#### DATASET RECORDS

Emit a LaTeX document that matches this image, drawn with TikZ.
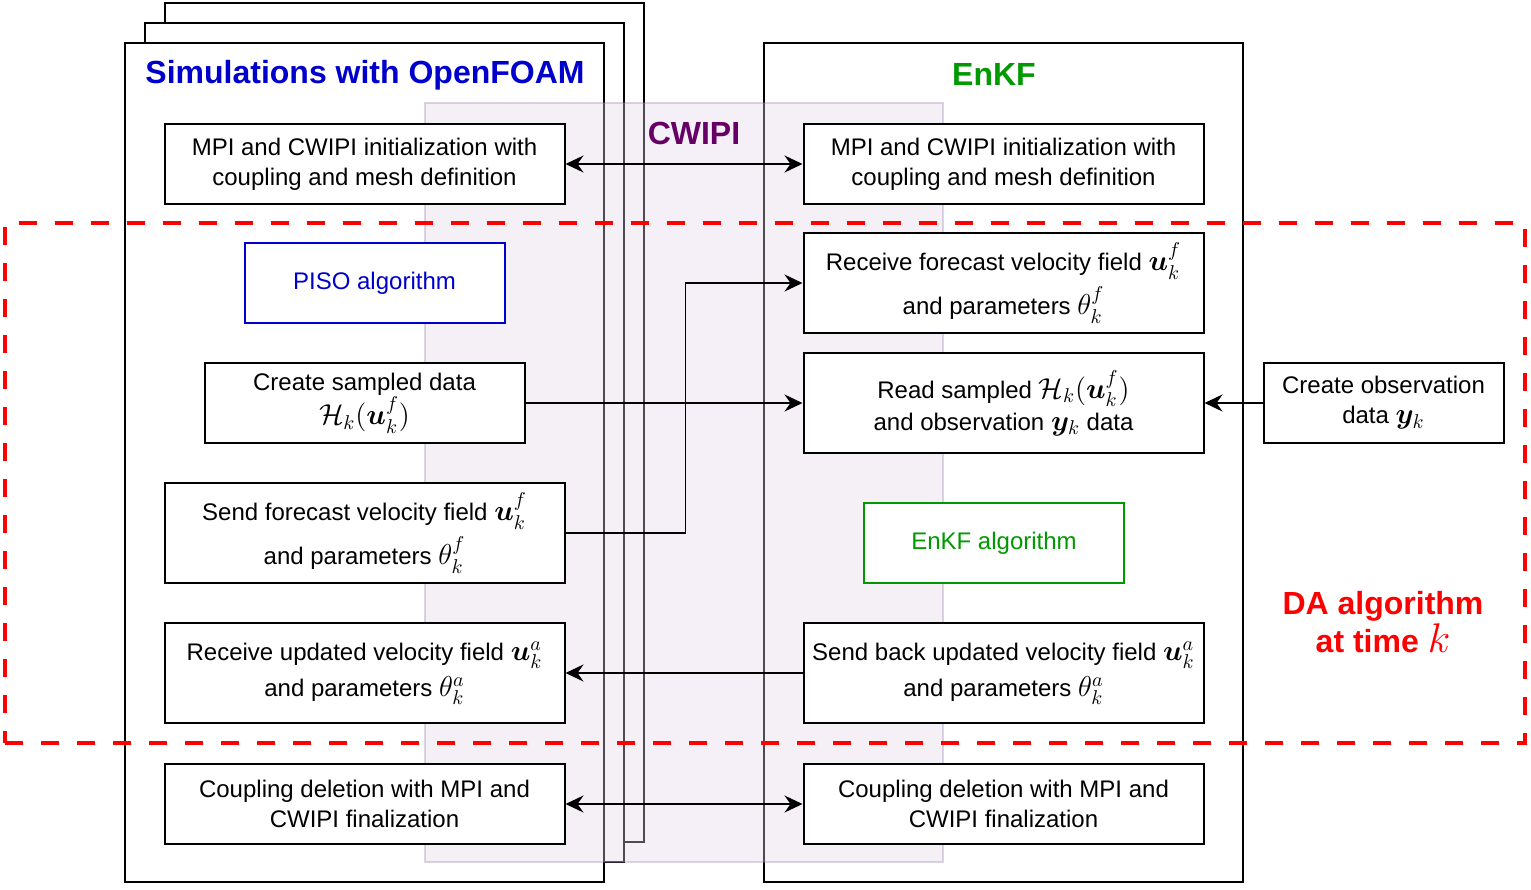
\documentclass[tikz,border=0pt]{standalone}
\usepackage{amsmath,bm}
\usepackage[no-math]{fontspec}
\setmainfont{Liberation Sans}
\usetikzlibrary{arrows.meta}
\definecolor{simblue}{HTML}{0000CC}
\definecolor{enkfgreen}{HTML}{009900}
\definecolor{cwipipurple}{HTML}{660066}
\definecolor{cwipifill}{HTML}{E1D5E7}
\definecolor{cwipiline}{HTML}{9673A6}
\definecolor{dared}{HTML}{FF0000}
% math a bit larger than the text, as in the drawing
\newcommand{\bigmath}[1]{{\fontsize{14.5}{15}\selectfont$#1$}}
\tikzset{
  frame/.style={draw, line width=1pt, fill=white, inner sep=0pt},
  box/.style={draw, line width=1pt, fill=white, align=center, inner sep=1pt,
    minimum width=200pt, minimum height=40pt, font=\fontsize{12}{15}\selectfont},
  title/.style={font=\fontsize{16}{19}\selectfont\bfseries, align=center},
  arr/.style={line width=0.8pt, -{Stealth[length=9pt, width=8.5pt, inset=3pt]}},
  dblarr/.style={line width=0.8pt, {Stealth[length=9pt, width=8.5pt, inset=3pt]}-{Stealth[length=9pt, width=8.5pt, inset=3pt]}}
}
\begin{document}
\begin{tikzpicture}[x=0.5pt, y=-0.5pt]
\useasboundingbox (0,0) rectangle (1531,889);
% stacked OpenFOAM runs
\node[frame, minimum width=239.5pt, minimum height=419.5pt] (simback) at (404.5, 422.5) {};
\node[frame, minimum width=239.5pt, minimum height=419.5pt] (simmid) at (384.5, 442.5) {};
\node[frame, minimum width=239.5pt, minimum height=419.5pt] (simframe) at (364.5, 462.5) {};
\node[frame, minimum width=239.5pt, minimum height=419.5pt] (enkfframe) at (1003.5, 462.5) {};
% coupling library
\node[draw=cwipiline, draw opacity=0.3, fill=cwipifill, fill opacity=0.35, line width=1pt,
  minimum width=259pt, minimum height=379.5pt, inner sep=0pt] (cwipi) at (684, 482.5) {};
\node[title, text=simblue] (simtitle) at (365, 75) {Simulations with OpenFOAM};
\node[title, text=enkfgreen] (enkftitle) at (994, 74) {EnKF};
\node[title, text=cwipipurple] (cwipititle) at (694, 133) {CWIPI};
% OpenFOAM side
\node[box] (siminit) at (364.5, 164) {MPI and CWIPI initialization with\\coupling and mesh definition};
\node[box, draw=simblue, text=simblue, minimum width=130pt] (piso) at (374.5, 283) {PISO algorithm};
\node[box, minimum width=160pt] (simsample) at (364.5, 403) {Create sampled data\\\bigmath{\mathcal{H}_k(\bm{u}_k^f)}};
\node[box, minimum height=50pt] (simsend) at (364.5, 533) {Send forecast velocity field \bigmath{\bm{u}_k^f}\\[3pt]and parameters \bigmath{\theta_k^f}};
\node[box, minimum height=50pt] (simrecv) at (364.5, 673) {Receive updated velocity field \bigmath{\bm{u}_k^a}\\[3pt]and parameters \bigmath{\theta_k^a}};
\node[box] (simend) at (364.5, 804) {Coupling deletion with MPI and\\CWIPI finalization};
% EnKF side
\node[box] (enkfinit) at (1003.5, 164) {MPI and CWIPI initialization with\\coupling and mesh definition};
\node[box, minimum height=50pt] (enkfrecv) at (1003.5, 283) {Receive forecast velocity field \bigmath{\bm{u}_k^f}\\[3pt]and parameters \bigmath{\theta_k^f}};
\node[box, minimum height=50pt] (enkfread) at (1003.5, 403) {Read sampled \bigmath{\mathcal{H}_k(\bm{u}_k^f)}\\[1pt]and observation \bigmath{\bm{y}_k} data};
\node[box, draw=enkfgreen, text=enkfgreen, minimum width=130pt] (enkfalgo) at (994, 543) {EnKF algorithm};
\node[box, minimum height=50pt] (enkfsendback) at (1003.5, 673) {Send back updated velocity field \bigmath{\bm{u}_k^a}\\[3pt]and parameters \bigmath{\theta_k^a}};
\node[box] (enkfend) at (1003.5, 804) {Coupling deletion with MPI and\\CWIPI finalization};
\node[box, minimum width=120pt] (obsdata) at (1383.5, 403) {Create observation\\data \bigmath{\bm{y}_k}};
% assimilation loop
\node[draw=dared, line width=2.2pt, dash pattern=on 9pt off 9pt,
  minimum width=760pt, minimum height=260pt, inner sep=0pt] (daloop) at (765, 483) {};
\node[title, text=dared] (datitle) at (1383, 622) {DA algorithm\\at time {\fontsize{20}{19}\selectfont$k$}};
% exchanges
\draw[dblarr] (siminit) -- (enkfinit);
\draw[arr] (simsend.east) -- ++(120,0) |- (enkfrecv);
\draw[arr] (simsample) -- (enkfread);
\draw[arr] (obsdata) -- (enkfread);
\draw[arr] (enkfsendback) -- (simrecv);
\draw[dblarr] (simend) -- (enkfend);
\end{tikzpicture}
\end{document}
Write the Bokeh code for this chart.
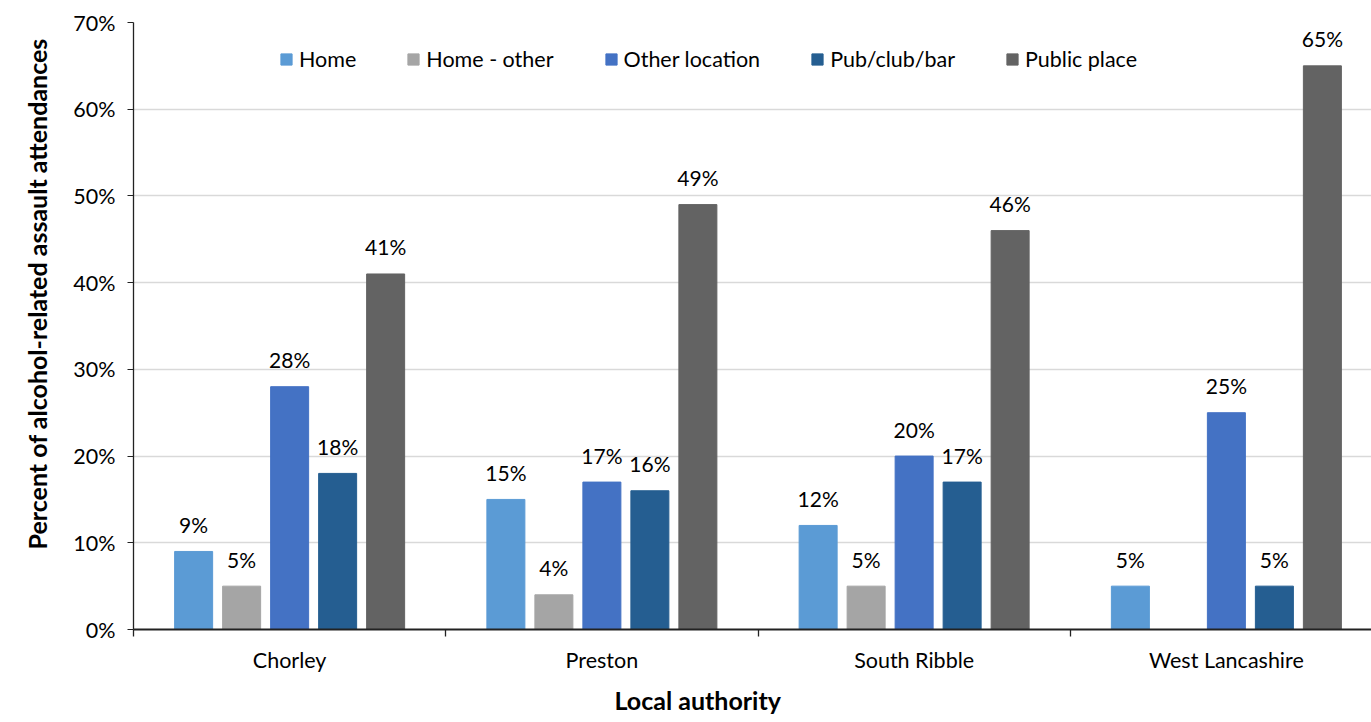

########

— REQUIRED WORK —
Leave out the pictures and copy every record above exactly.

— RESPONSE —
Emit a LaTeX document that matches this image, drawn with TikZ.
\documentclass[tikz,border=0pt]{standalone}
\usepackage{amsmath,bm}
\usepackage[no-math]{fontspec}
\setmainfont{Liberation Sans}
\usetikzlibrary{arrows.meta}
\definecolor{simblue}{HTML}{0000CC}
\definecolor{enkfgreen}{HTML}{009900}
\definecolor{cwipipurple}{HTML}{660066}
\definecolor{cwipifill}{HTML}{E1D5E7}
\definecolor{cwipiline}{HTML}{9673A6}
\definecolor{dared}{HTML}{FF0000}
% math a bit larger than the text, as in the drawing
\newcommand{\bigmath}[1]{{\fontsize{14.5}{15}\selectfont$#1$}}
\tikzset{
  frame/.style={draw, line width=1pt, fill=white, inner sep=0pt},
  box/.style={draw, line width=1pt, fill=white, align=center, inner sep=1pt,
    minimum width=200pt, minimum height=40pt, font=\fontsize{12}{15}\selectfont},
  title/.style={font=\fontsize{16}{19}\selectfont\bfseries, align=center},
  arr/.style={line width=0.8pt, -{Stealth[length=9pt, width=8.5pt, inset=3pt]}},
  dblarr/.style={line width=0.8pt, {Stealth[length=9pt, width=8.5pt, inset=3pt]}-{Stealth[length=9pt, width=8.5pt, inset=3pt]}}
}
\begin{document}
\begin{tikzpicture}[x=0.5pt, y=-0.5pt]
\useasboundingbox (0,0) rectangle (1531,889);
% stacked OpenFOAM runs
\node[frame, minimum width=239.5pt, minimum height=419.5pt] (simback) at (404.5, 422.5) {};
\node[frame, minimum width=239.5pt, minimum height=419.5pt] (simmid) at (384.5, 442.5) {};
\node[frame, minimum width=239.5pt, minimum height=419.5pt] (simframe) at (364.5, 462.5) {};
\node[frame, minimum width=239.5pt, minimum height=419.5pt] (enkfframe) at (1003.5, 462.5) {};
% coupling library
\node[draw=cwipiline, draw opacity=0.3, fill=cwipifill, fill opacity=0.35, line width=1pt,
  minimum width=259pt, minimum height=379.5pt, inner sep=0pt] (cwipi) at (684, 482.5) {};
\node[title, text=simblue] (simtitle) at (365, 75) {Simulations with OpenFOAM};
\node[title, text=enkfgreen] (enkftitle) at (994, 74) {EnKF};
\node[title, text=cwipipurple] (cwipititle) at (694, 133) {CWIPI};
% OpenFOAM side
\node[box] (siminit) at (364.5, 164) {MPI and CWIPI initialization with\\coupling and mesh definition};
\node[box, draw=simblue, text=simblue, minimum width=130pt] (piso) at (374.5, 283) {PISO algorithm};
\node[box, minimum width=160pt] (simsample) at (364.5, 403) {Create sampled data\\\bigmath{\mathcal{H}_k(\bm{u}_k^f)}};
\node[box, minimum height=50pt] (simsend) at (364.5, 533) {Send forecast velocity field \bigmath{\bm{u}_k^f}\\[3pt]and parameters \bigmath{\theta_k^f}};
\node[box, minimum height=50pt] (simrecv) at (364.5, 673) {Receive updated velocity field \bigmath{\bm{u}_k^a}\\[3pt]and parameters \bigmath{\theta_k^a}};
\node[box] (simend) at (364.5, 804) {Coupling deletion with MPI and\\CWIPI finalization};
% EnKF side
\node[box] (enkfinit) at (1003.5, 164) {MPI and CWIPI initialization with\\coupling and mesh definition};
\node[box, minimum height=50pt] (enkfrecv) at (1003.5, 283) {Receive forecast velocity field \bigmath{\bm{u}_k^f}\\[3pt]and parameters \bigmath{\theta_k^f}};
\node[box, minimum height=50pt] (enkfread) at (1003.5, 403) {Read sampled \bigmath{\mathcal{H}_k(\bm{u}_k^f)}\\[1pt]and observation \bigmath{\bm{y}_k} data};
\node[box, draw=enkfgreen, text=enkfgreen, minimum width=130pt] (enkfalgo) at (994, 543) {EnKF algorithm};
\node[box, minimum height=50pt] (enkfsendback) at (1003.5, 673) {Send back updated velocity field \bigmath{\bm{u}_k^a}\\[3pt]and parameters \bigmath{\theta_k^a}};
\node[box] (enkfend) at (1003.5, 804) {Coupling deletion with MPI and\\CWIPI finalization};
\node[box, minimum width=120pt] (obsdata) at (1383.5, 403) {Create observation\\data \bigmath{\bm{y}_k}};
% assimilation loop
\node[draw=dared, line width=2.2pt, dash pattern=on 9pt off 9pt,
  minimum width=760pt, minimum height=260pt, inner sep=0pt] (daloop) at (765, 483) {};
\node[title, text=dared] (datitle) at (1383, 622) {DA algorithm\\at time {\fontsize{20}{19}\selectfont$k$}};
% exchanges
\draw[dblarr] (siminit) -- (enkfinit);
\draw[arr] (simsend.east) -- ++(120,0) |- (enkfrecv);
\draw[arr] (simsample) -- (enkfread);
\draw[arr] (obsdata) -- (enkfread);
\draw[arr] (enkfsendback) -- (simrecv);
\draw[dblarr] (simend) -- (enkfend);
\end{tikzpicture}
\end{document}
Write the Bokeh code for this chart.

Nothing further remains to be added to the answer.